* **Supplied information**:
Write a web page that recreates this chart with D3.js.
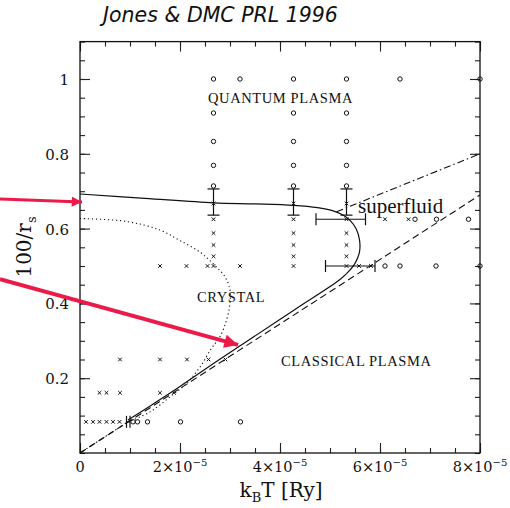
<!DOCTYPE html>
<html>
<head>
<meta charset="utf-8">
<script src="https://cdn.jsdelivr.net/npm/d3@7"></script>
<style>
  body { margin: 0; background: #fff; }
  text { fill: #111; }
</style>
</head>
<body>
<script>
const width = 510;
const height = 508;

// temperatures in Ry, density as 100/rs
const openPoints = [
  [2.67e-5, 1], [3.2e-5, 1], [4.27e-5, 1], [5.33e-5, 1], [6.4e-5, 1], [8.0e-5, 1],
  [2.67e-5, 0.909], [4.27e-5, 0.909], [5.33e-5, 0.909],
  [2.67e-5, 0.833], [4.27e-5, 0.833], [5.33e-5, 0.833],
  [2.67e-5, 0.769], [4.27e-5, 0.769], [5.33e-5, 0.769],
  [2.67e-5, 0.714], [4.27e-5, 0.714], [5.33e-5, 0.714],
  [6.7e-5, 0.625], [7.13e-5, 0.625], [7.77e-5, 0.625],
  [6.1e-5, 0.5], [6.4e-5, 0.5], [7.12e-5, 0.5], [8.0e-5, 0.5],
  [1.06e-5, 0.0833], [1.15e-5, 0.0833], [1.35e-5, 0.0833], [2.01e-5, 0.0833], [3.21e-5, 0.0833]
];

const crossPoints = [
  [2.67e-5, 0.667], [4.27e-5, 0.667], [5.33e-5, 0.667],
  [2.67e-5, 0.625], [4.27e-5, 0.625], [5.33e-5, 0.625], [6.1e-5, 0.625], [6.57e-5, 0.625],
  [2.67e-5, 0.588], [4.27e-5, 0.588], [5.33e-5, 0.588],
  [2.67e-5, 0.556], [4.27e-5, 0.556], [5.33e-5, 0.556],
  [2.67e-5, 0.526], [4.27e-5, 0.526], [5.33e-5, 0.526],
  [1.6e-5, 0.5], [2.13e-5, 0.5], [2.55e-5, 0.5], [2.67e-5, 0.5], [3.2e-5, 0.5],
  [4.27e-5, 0.5], [5.33e-5, 0.5], [5.58e-5, 0.5], [5.82e-5, 0.5],
  [0.8e-5, 0.25], [1.6e-5, 0.25], [2.14e-5, 0.25], [2.57e-5, 0.25], [2.91e-5, 0.25],
  [0.39e-5, 0.161], [0.53e-5, 0.161], [0.8e-5, 0.161], [1.6e-5, 0.161], [1.88e-5, 0.161],
  [0.12e-5, 0.0833], [0.26e-5, 0.0833], [0.39e-5, 0.0833], [0.53e-5, 0.0833], [0.66e-5, 0.0833], [0.79e-5, 0.0833]
];

const vErrors = [
  { x: 2.67e-5, lo: 0.636, hi: 0.706 },
  { x: 4.27e-5, lo: 0.636, hi: 0.706 },
  { x: 5.33e-5, lo: 0.636, hi: 0.706 }
];
const hErrors = [
  { y: 0.625, lo: 4.72e-5, hi: 5.71e-5 },
  { y: 0.5, lo: 4.91e-5, hi: 5.9e-5 },
  { y: 0.0833, lo: 0.93e-5, hi: 1.0e-5 }
];

const meltLine = [
  [0, 0.6925], [1.3e-5, 0.681], [2.67e-5, 0.669], [3.5e-5, 0.666], [4.27e-5, 0.662],
  [4.75e-5, 0.656], [5.05e-5, 0.648], [5.25e-5, 0.637], [5.4e-5, 0.622], [5.52e-5, 0.6],
  [5.59e-5, 0.57], [5.59e-5, 0.538], [5.5e-5, 0.507], [5.37e-5, 0.485], [5.2e-5, 0.464],
  [4.3e-5, 0.384], [3.4e-5, 0.304], [2.7e-5, 0.242], [2.0e-5, 0.178], [1.45e-5, 0.13],
  [0.96e-5, 0.088]
];
const crystalLine = [
  [0, 0.627], [0.93e-5, 0.619], [1.6e-5, 0.596], [2.0e-5, 0.568], [2.4e-5, 0.537],
  [2.67e-5, 0.505], [2.9e-5, 0.471], [3.0e-5, 0.436], [3.0e-5, 0.40], [2.93e-5, 0.355],
  [2.8e-5, 0.311], [2.63e-5, 0.28], [2.4e-5, 0.23], [2.13e-5, 0.186], [1.8e-5, 0.15],
  [1.4e-5, 0.11], [1.0e-5, 0.085]
];
const classicalLine = [[0, 0], [8.0e-5, 0.69]];
const superfluidLine = [[5.13e-5, 0.645], [8.0e-5, 0.80]];
const lowLine = [[0, 0], [1.0e-5, 0.087]];

const regionLabels = [
  { text: 'QUANTUM PLASMA', x: 2.56e-5, y: 0.936, size: 14.5 },
  { text: 'CRYSTAL', x: 2.34e-5, y: 0.404, size: 14.5 },
  { text: 'CLASSICAL PLASMA', x: 4.02e-5, y: 0.233, size: 14.5 },
  { text: 'superfluid', x: 5.56e-5, y: 0.642, size: 21 }
];

const arrows = [
  { from: [-1.6e-5, 0.679], to: [0.04e-5, 0.671], w: 3 },
  { from: [-1.6e-5, 0.465], to: [3.16e-5, 0.289], w: 4 }
];

const xMajor = [0, 2e-5, 4e-5, 6e-5, 8e-5];
const xMantissa = ['0', '2', '4', '6', '8'];
const yMajor = [0.2, 0.4, 0.6, 0.8, 1];
const yLabels = ['0.2', '0.4', '0.6', '0.8', '1'];

const x = d3.scaleLinear().domain([0, 8e-5]).range([80, 480]);
const y = d3.scaleLinear().domain([0, 1.1]).range([453, 41.6]);

const xMinor = d3.range(0, 8.01e-5, 0.5e-5);
const yMinor = d3.range(0, 1.101, 0.05);

const svg = d3.select('body')
  .append('svg')
  .attr('width', width)
  .attr('height', height);

svg.append('text')
  .attr('x', 103)
  .attr('y', 22)
  .style('font-family', 'DejaVu Sans')
  .style('font-style', 'italic')
  .style('font-size', '20.5px')
  .text('Jones & DMC PRL 1996');

// axes: inward ticks on all four sides
function drawTicks(axisFn, pos, values, size) {
  svg.append('g')
    .attr('transform', pos)
    .call(axisFn.tickValues(values).tickSize(-size).tickFormat(''))
    .call(g => g.select('.domain').remove())
    .call(g => g.selectAll('line').attr('stroke', '#222').attr('stroke-width', 1.1));
}
drawTicks(d3.axisBottom(x), 'translate(0,453)', xMinor, 5);
drawTicks(d3.axisBottom(x), 'translate(0,453)', xMajor, 10);
drawTicks(d3.axisTop(x), 'translate(0,41.6)', xMinor, 5);
drawTicks(d3.axisTop(x), 'translate(0,41.6)', xMajor, 10);
drawTicks(d3.axisLeft(y), 'translate(80,0)', yMinor, 5);
drawTicks(d3.axisLeft(y), 'translate(80,0)', yMajor, 10);
drawTicks(d3.axisRight(y), 'translate(480,0)', yMinor, 5);
drawTicks(d3.axisRight(y), 'translate(480,0)', yMajor, 10);

svg.append('rect')
  .attr('x', 80).attr('y', 41.6)
  .attr('width', 400).attr('height', 453 - 41.6)
  .attr('fill', 'none')
  .attr('stroke', '#111')
  .attr('stroke-width', 1.3);

// y tick labels
svg.append('g')
  .selectAll('text')
  .data(yMajor)
  .join('text')
  .attr('x', 69)
  .attr('y', d => y(d) + 6)
  .attr('text-anchor', 'end')
  .style('font-family', 'DejaVu Serif')
  .style('font-size', '15px')
  .text((d, i) => yLabels[i]);

// x tick labels with powers of ten
const xl = svg.append('g')
  .selectAll('text')
  .data(xMajor)
  .join('text')
  .attr('x', d => x(d))
  .attr('y', 472)
  .attr('text-anchor', 'middle')
  .style('font-family', 'DejaVu Serif')
  .style('font-size', '14.5px');
xl.each(function(d, i) {
  const t = d3.select(this);
  if (d === 0) { t.text('0'); return; }
  t.append('tspan').text(xMantissa[i] + '×10');
  t.append('tspan').attr('dy', -6).style('font-size', '10px').text('−5');
});

// axis titles
const xt = svg.append('text')
  .attr('x', 281)
  .attr('y', 497)
  .attr('text-anchor', 'middle')
  .style('font-family', 'DejaVu Serif')
  .style('font-size', '20px');
xt.append('tspan').text('k');
xt.append('tspan').attr('dy', 5).style('font-size', '13px').text('B');
xt.append('tspan').attr('dy', -5).text('T [Ry]');

const yt = svg.append('text')
  .attr('transform', 'translate(31,247) rotate(-90)')
  .attr('text-anchor', 'middle')
  .style('font-family', 'DejaVu Serif')
  .style('font-size', '20px');
yt.append('tspan').text('100/r');
yt.append('tspan').attr('dy', 5).style('font-size', '13px').text('s');

// phase lines
const line = d3.line().x(d => x(d[0])).y(d => y(d[1]));
const smooth = d3.line().x(d => x(d[0])).y(d => y(d[1])).curve(d3.curveCatmullRom.alpha(0.5));

const lines = svg.append('g').attr('fill', 'none').attr('stroke', '#111');
lines.append('path').attr('d', smooth(meltLine)).attr('stroke-width', 1.2);
lines.append('path').attr('d', smooth(crystalLine)).attr('stroke-width', 1.1)
  .attr('stroke-dasharray', '1.2,2.8');
lines.append('path').attr('d', line(classicalLine)).attr('stroke-width', 1.1)
  .attr('stroke-dasharray', '7,4');
lines.append('path').attr('d', line(superfluidLine)).attr('stroke-width', 1.1)
  .attr('stroke-dasharray', '7,3,1.5,3');
lines.append('path').attr('d', line(lowLine)).attr('stroke-width', 1.1)
  .attr('stroke-dasharray', '5,2.5,1.5,2.5');

// error bars
const eb = svg.append('g').attr('stroke', '#111').attr('stroke-width', 1.2);
vErrors.forEach(e => {
  eb.append('line').attr('x1', x(e.x)).attr('x2', x(e.x)).attr('y1', y(e.lo)).attr('y2', y(e.hi));
  [e.lo, e.hi].forEach(v => eb.append('line')
    .attr('x1', x(e.x) - 6).attr('x2', x(e.x) + 6).attr('y1', y(v)).attr('y2', y(v)));
});
hErrors.forEach(e => {
  eb.append('line').attr('x1', x(e.lo)).attr('x2', x(e.hi)).attr('y1', y(e.y)).attr('y2', y(e.y));
  [e.lo, e.hi].forEach(v => eb.append('line')
    .attr('x1', x(v)).attr('x2', x(v)).attr('y1', y(e.y) - 6).attr('y2', y(e.y) + 6));
});

// markers
svg.append('g')
  .selectAll('circle')
  .data(openPoints)
  .join('circle')
  .attr('cx', d => x(d[0]))
  .attr('cy', d => y(d[1]))
  .attr('r', 2.2)
  .attr('fill', 'none')
  .attr('stroke', '#111')
  .attr('stroke-width', 1);

const s = 1.8;
svg.append('g')
  .selectAll('path')
  .data(crossPoints)
  .join('path')
  .attr('d', d => {
    const cx = x(d[0]), cy = y(d[1]);
    return `M${cx - s},${cy - s}L${cx + s},${cy + s}M${cx - s},${cy + s}L${cx + s},${cy - s}`;
  })
  .attr('stroke', '#111')
  .attr('stroke-width', 1);

// region labels
svg.append('g')
  .selectAll('text')
  .data(regionLabels)
  .join('text')
  .attr('x', d => x(d.x))
  .attr('y', d => y(d.y))
  .style('font-family', 'Liberation Serif')
  .style('font-size', d => d.size + 'px')
  .style('letter-spacing', d => d.size < 20 ? '0.6px' : '0px')
  .text(d => d.text);

// red annotation arrows
const red = '#ec1a48';
svg.append('defs').append('marker')
  .attr('id', 'head')
  .attr('viewBox', '0 0 10 10')
  .attr('refX', 10).attr('refY', 5)
  .attr('markerWidth', 4).attr('markerHeight', 3.4)
  .attr('orient', 'auto')
  .append('path')
  .attr('d', 'M0,0L10,5L0,10Z')
  .attr('fill', red);

svg.append('g')
  .selectAll('line')
  .data(arrows)
  .join('line')
  .attr('x1', d => x(d.from[0]))
  .attr('y1', d => y(d.from[1]))
  .attr('x2', d => x(d.to[0]))
  .attr('y2', d => y(d.to[1]))
  .attr('stroke', red)
  .attr('stroke-width', d => d.w)
  .attr('marker-end', 'url(#head)');
</script>
</body>
</html>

* **Task instructions**: Leave out the pictures and repeat exactly the lines from the start of the material through the line that contains "const height = 508;", both included.

* **Completed exercise**:
Write a web page that recreates this chart with D3.js.
<!DOCTYPE html>
<html>
<head>
<meta charset="utf-8">
<script src="https://cdn.jsdelivr.net/npm/d3@7"></script>
<style>
  body { margin: 0; background: #fff; }
  text { fill: #111; }
</style>
</head>
<body>
<script>
const width = 510;
const height = 508;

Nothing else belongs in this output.